Now you’ve built your model, you need to present it to your stakeholders.
Depending on your relationship with the stakeholder you can look at the model together, they may disagree with the model's inputs, and that’s ok, it’s much easier to discuss individual inputs than:
your_gut_feel x 2.3!
Don’t be tempted to tweak the input parameters to try and match a date someone has in mind. Long term it’s easier to have a hard conversation now.
List the assumptions / problems with the model explicitly and put them with the date you commit to.
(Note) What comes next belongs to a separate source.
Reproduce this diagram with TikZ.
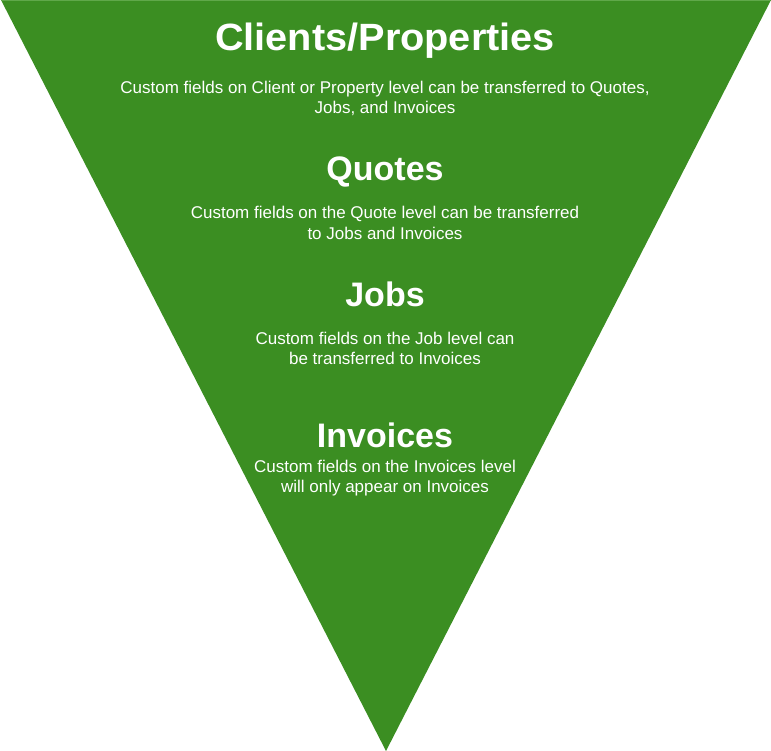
\documentclass[tikz,border=0pt]{standalone}
\usepackage{fontspec}
\setmainfont{Liberation Sans}
\definecolor{funnel}{RGB}{59,142,34}
\definecolor{funneltop}{RGB}{96,168,74}
\begin{document}
\begin{tikzpicture}[x=1bp,y=-1bp,
  title/.style={text=white,inner sep=0pt,anchor=base,font=\bfseries\fontsize{34bp}{40bp}\selectfont},
  body/.style={text=white,inner sep=0pt,anchor=base,font=\fontsize{17bp}{20bp}\selectfont}]
\useasboundingbox (0,0) rectangle (771,751);
\fill[funnel] (1,0) -- (771,0) -- (386,751) -- cycle;
\draw[funneltop,line width=1.2bp] (2,0.6) -- (770,0.6);
\node[title,font=\bfseries\fontsize{38bp}{44bp}\selectfont] (t1) at (385,51) {\scalebox{1.045}[1]{Clients/Properties}};
\node[body] (b1a) at (385,93.3) {Custom fields on Client or Property level can be transferred to Quotes,};
\node[body] (b1b) at (385,113.3) {Jobs, and Invoices};
\node[title] (t2) at (385,180.3) {Quotes};
\node[body] (b2a) at (385,218.3) {Custom fields on the Quote level can be transferred};
\node[body] (b2b) at (385,239) {to Jobs and Invoices};
\node[title] (t3) at (385,306.3) {Jobs};
\node[body] (b3a) at (385,344) {Custom fields on the Job level can};
\node[body] (b3b) at (385,364.5) {be transferred to Invoices};
\node[title] (t4) at (385,447) {Invoices};
\node[body] (b4a) at (385,472.7) {Custom fields on the Invoices level};
\node[body] (b4b) at (385,492.7) {will only appear on Invoices};
\end{tikzpicture}
\end{document}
Depending on the stakeholder you might be asked to ‘commit’ to a single date. Projects take a long time and all the caveats and assumptions will quickly be forgotten. Try to keep the dates and the inputs / assumptions together. Summarize the inputs you think are dangerous right next to the date - so you can point back to it if things start to slip.
The advantage of using a detailed model is that you are explicitly making assumptions. And it’s hard for a reasonable stakeholder to argue against things like: “Engineers actually only do 80% programming from 9am-5pm” or “Adding no contingency to estimates means the project will be late if we find extra work”.
Once the project gets underway you should carefully monitor whether any of your model inputs change. For example:
If you assumed 4 engineers are working on the project and one of them gets pulled into helping on another critical project.
Your model inputs have now changed. Rather than 4 engineers you have 3.3 engineers. You need to update the model, recalculate the date and communicate the date change to the stakeholder when it happens.
Don’t wait until later and say: “Remember when you pulled that engineer off the project 3 months ago, that’s why we’re late.”, this sounds like an excuse. Instead be proactive: “Michelle isn’t working on the project any more, so I’ve adjusted the model, here’s the new date”.
Input changes aren’t always obvious. You might be told: “Michelle is helping with another critical project for 3 months.” It’s implicit that Michelle won’t be doing 2x the amount of work, so she won’t be working on your project full time. Stay vigilant!
I think good engineers often feel personally responsible for slips and compensate by working harder. In reality you and your stakeholder have a joint responsibility. The engineering team has the responsibility to deliver the software on time. But if the stakeholder does (sometimes subtle) things that invalidate the model and make it impossible to deliver on time, you should make it clear to them the choices they’re making when they make them.
Examples of model input changes:
In all cases you should point out things have changed as close as possible to when things change.
The stakeholders are often not acting in bad faith when this happens. They’re human and they have competing priorities. But there is a cognitive bias that happens which means that the committed date gets remembered, but the engineers working on other random requests gets forgotten. It’s your job to keep them honest!
The longer the project the harder it is to estimate upfront (we in the biz call this: waterfall!). However it may still be a reasonable question for someone to ask.
It’s hard / suboptimal for a few reasons:
First, putting together estimates is work, it requires effort and takes time. Time that could be spent doing more useful work on the project. Also, things change, and planning work that will be done in 6 months time is a risky business. It risks wasting time estimating work which subsequently never gets done, or your estimates are somehow invalidated because the world changes.
Estimating far ahead can mean missing deadlines for multiple milestones. If you break your project into thirds, if the first third is late, the second and third chunks are now also late (even if they were estimated correctly!).
The best advice here is to try and change the game and not formally commit dates for anything more than a few months away. But in some scenarios, this may be impossible, in this case failure is probably just unavoidable.
Estimating software is hard, I think it’s probably the hardest part of being an engineer. But it is possible to be less wrong.